How to Kiss on the First Date
That first date kiss is where the magic happens. It’s the pinnacle moment where you officially cross over from a platonic relationship to something more personal. The question is, how do you get there?
The progression to the kiss has to feel natural to both you and her. You have to build momentum and gradually create tension with physical contact throughout the date. It’ll be awkward if you haven’t even touched once and then suddenly go in for a kiss.
Begin the date with a big hug and tell her how great she looks. It breaks the initial touch barrier and shows that you’re comfortable with being close to her. When I started doing this, I noticed how much better it set the mood for the rest of the night.
As the date continues, you want to playfully and openly touch her. Gently push her when she says something funny or laughs at one of your jokes. When she tells you something personal, show your interest by briefly placing your hand on her arm or shoulder. You can hold her hand and lead her to where you’re going next.
Related video (don’t forget to subscribe!)
Don’t wait until the end
Now, say things are going great and you’re hitting it off. You feel like there’s a connection and you want to go in for the kiss. When’s the best time do it? According to most of Hollywood, it would be those final seconds when dropping her off at her place. I beg to differ.

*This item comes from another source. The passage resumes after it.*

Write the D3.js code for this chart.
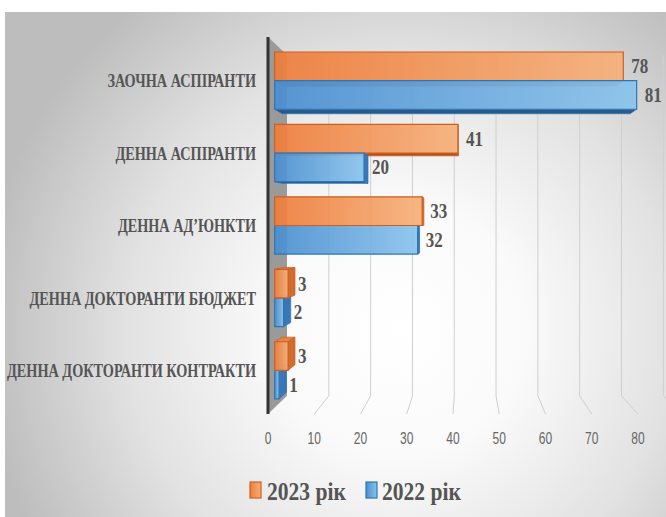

Waiting until the very end of the date to kiss is a common mistake. It puts pressure on her since she knows it’s coming and builds it up way too much. You’re better off by surprising her with a spontaneous kiss. It’s easier than you think.
It’s smoochin’ time
After the date has been going well for a while (at least half way), simply stop talking and look directly into her eyes. Put your arm around her, pull her in towards you, and kiss her. Don’t make out with her, but give her a good solid kiss for a couple of seconds. Then softly pull away and continue the conversation where you left off. That’s all there is to it.
But what if she doesn’t kiss you? Don’t get thrown off by it and don’t make it a big deal. She could have been caught off guard or just isn’t ready yet. Give her more time. Work on building deeper trust and attraction and try again later.
Take the chance and kiss her, you may be surprised with the results.